The collection overall evokes the essay “Imaginary Homelands”, by Salman Rushdie, who explained his title this way:

It may be that writers in my position, exiles or emigrants or expatriates, are haunted by some sense of loss, some urge to reclaim, to look back, even at the risk of being mutated into pillars of salt. But if we do look back, we must also do so in the knowledge—which gives rise to profound uncertainties—that our physical alienation from India almost inevitably means that we will not be capable of reclaiming precisely the thing that was lost; that we will, in short, create fictions, not actual cities or villages, but invisible ones, imaginary homelands, Indias of the mind.

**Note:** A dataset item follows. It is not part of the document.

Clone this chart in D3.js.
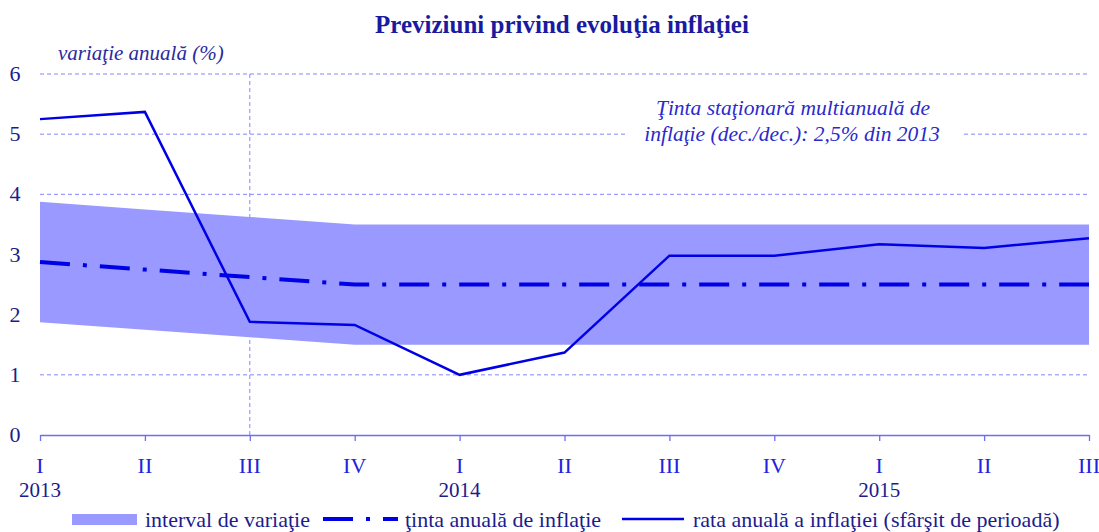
<!DOCTYPE html>
<html lang="ro">
<head>
<meta charset="UTF-8">
<script src="https://d3js.org/d3.v7.min.js"></script>
<style>
  html,body{margin:0;padding:0;background:#fff;}
  svg{display:block;}
  svg text{font-family:"Liberation Serif","DejaVu Serif",serif;}
</style>
</head>
<body>
<div id="chart"></div>
<script>
// trimestre
var quarters = ["I","II","III","IV","I","II","III","IV","I","II","III"];
var years = {0:"2013", 4:"2014", 8:"2015"};
// interval de variatie
var bandLow  = [1.875, 1.75, 1.625, 1.5, 1.5, 1.5, 1.5, 1.5, 1.5, 1.5, 1.5];
var bandHigh = [3.875, 3.75, 3.625, 3.5, 3.5, 3.5, 3.5, 3.5, 3.5, 3.5, 3.5];
// tinta anuala
var target = [2.875, 2.75, 2.625, 2.5, 2.5, 2.5, 2.5, 2.5, 2.5, 2.5, 2.5];
// rata anuala a inflatiei
var inflation = [5.25, 5.37, 1.88, 1.83, 1.0, 1.37, 2.98, 2.98, 3.17, 3.11, 3.27];
var yTicks = [0,1,2,3,4,5,6];

var width = 1099, height = 532;
var svg = d3.select("#chart").append("svg")
    .attr("width", width).attr("height", height)
    .attr("font-family", "Liberation Serif, DejaVu Serif, serif");

var x = d3.scaleLinear().domain([0, quarters.length-1]).range([40, 1089]);
var y = d3.scaleLinear().domain([0, 6]).range([435, 74]);

var gridCol = "#8585ff", navy = "#1c1c8c", blue = "#0000e6";

// grid
svg.append("g").selectAll("line")
  .data(yTicks.slice(1)).enter().append("line")
  .attr("x1", x(0)).attr("x2", x(10))
  .attr("y1", d => y(d)).attr("y2", d => y(d))
  .attr("stroke", gridCol).attr("stroke-width", 1)
  .attr("stroke-dasharray", "4,3");

svg.append("line")
  .attr("x1", x(2)).attr("x2", x(2))
  .attr("y1", y(6)).attr("y2", y(0))
  .attr("stroke", gridCol).attr("stroke-width", 1)
  .attr("stroke-dasharray", "4,3");

// band
var area = d3.area()
  .x((d,i) => x(i))
  .y0((d,i) => y(bandLow[i]))
  .y1(d => y(d));
svg.append("path").datum(bandHigh)
  .attr("d", area).attr("fill", "#9999ff");

// target
var line = d3.line().x((d,i) => x(i)).y(d => y(d));
svg.append("path").datum(target)
  .attr("d", line).attr("fill", "none")
  .attr("stroke", blue).attr("stroke-width", 4)
  .attr("stroke-dasharray", "30,13,4,13");

// inflation
svg.append("path").datum(inflation)
  .attr("d", line).attr("fill", "none")
  .attr("stroke", blue).attr("stroke-width", 2.5)
  .attr("stroke-linejoin", "miter");

// x axis
var xAxis = d3.axisBottom(x).tickValues(d3.range(quarters.length))
  .tickSize(6).tickSizeOuter(0).tickFormat("");
var gx = svg.append("g").attr("transform", "translate(0," + y(0) + ")").call(xAxis);
gx.select(".domain").attr("stroke", "#6e6ef0").attr("stroke-width", 1.3);
gx.selectAll(".tick line").attr("stroke", "#6e6ef0").attr("stroke-width", 1.3);

svg.append("g").selectAll("text")
  .data(quarters).enter().append("text")
  .attr("x", (d,i) => x(i)).attr("y", 473)
  .attr("text-anchor", "middle")
  .attr("font-size", 22).attr("fill", "#2222dd")
  .text(d => d);

svg.append("g").selectAll("text")
  .data(Object.keys(years)).enter().append("text")
  .attr("x", d => x(+d)).attr("y", 497)
  .attr("text-anchor", "middle")
  .attr("font-size", 21).attr("fill", navy)
  .text(d => years[d]);

// y labels
svg.append("g").selectAll("text")
  .data(yTicks).enter().append("text")
  .attr("x", 15).attr("y", d => y(d) + 7)
  .attr("text-anchor", "middle")
  .attr("font-size", 22).attr("fill", navy)
  .text(d => d);

// title
svg.append("text")
  .attr("x", 562).attr("y", 33)
  .attr("text-anchor", "middle")
  .attr("font-size", 25).attr("font-weight", "bold").attr("fill", "#1a1aa0")
  .text("Previziuni privind evoluţia inflaţiei");

svg.append("text")
  .attr("x", 58).attr("y", 60)
  .attr("font-size", 21).attr("font-style", "italic").attr("fill", "#2a2aa0")
  .text("variaţie anuală (%)");

// annotation
var ann = svg.append("g");
ann.append("rect").attr("x", 625).attr("y", 92).attr("width", 336).attr("height", 58).attr("fill", "#fff");
ann.append("text").attr("x", 793).attr("y", 115)
  .attr("text-anchor", "middle").attr("font-size", 21.5).attr("font-style", "italic").attr("fill", "#2a2acc")
  .text("Ţinta staţionară multianuală de");
ann.append("text").attr("x", 792).attr("y", 141)
  .attr("text-anchor", "middle").attr("font-size", 21.5).attr("font-style", "italic").attr("fill", "#2a2acc")
  .text("inflaţie (dec./dec.): 2,5% din 2013");

// legend
var leg = svg.append("g").attr("font-size", 22).attr("fill", navy);
leg.append("rect").attr("x", 72).attr("y", 514).attr("width", 65).attr("height", 11).attr("fill", "#9999ff");
leg.append("text").attr("x", 145).attr("y", 527).text("interval de variaţie");
leg.append("line").attr("x1", 323).attr("x2", 398).attr("y1", 519).attr("y2", 519)
  .attr("stroke", blue).attr("stroke-width", 4).attr("stroke-dasharray", "30,13,4,13");
leg.append("text").attr("x", 405).attr("y", 527).text("ţinta anuală de inflaţie");
leg.append("line").attr("x1", 622).attr("x2", 684).attr("y1", 519).attr("y2", 519)
  .attr("stroke", blue).attr("stroke-width", 2.5);
leg.append("text").attr("x", 693).attr("y", 527).text("rata anuală a inflaţiei (sfârşit de perioadă)");
</script>
</body>
</html>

Crucet’s Cuba is, of course, vastly different from Rushdie’s India. For one thing, as she tells us, she has never visited it. “When non-Latinx Americans meet me and learn my family is from Cuba, they often ask me… if I’ve ever been to Cuba, a question so layered and fraught for me that I’ve learned to respond by asking, ‘Why would I have ever been to Cuba?’ and then just seeing what they say.” Her time among the whites in Northeast and Midwest America is also vastly different from Rushdie’s multiple and life-threatening exiles across different countries.

And yet, Crucet’s book demonstrates that a certain kind of exile—that is, living among, but not truly being included in—may be a position of power, not weakness, a way of becoming, not just being. Now a college professor, Crucet writes that “With every class I teach or story I write or talk I prepare, I’m still becoming a professor. I still think, when I’m getting dressed to teach or for a meeting, I’m putting on my professor costume. It still feels like an act that I can’t admit is my reality.”

How long, she asks in the book’s opening sentence, “…was my family supposed to stay for first-year student orientation?” The answer, it turns out, is Maybe Forever. In keeping, the book’s subtitle is “Notes from an Unfinished Education”. Crucet’s time among the whites continues; so does her exile, and with it, her education. May her, and our, education be ongoing.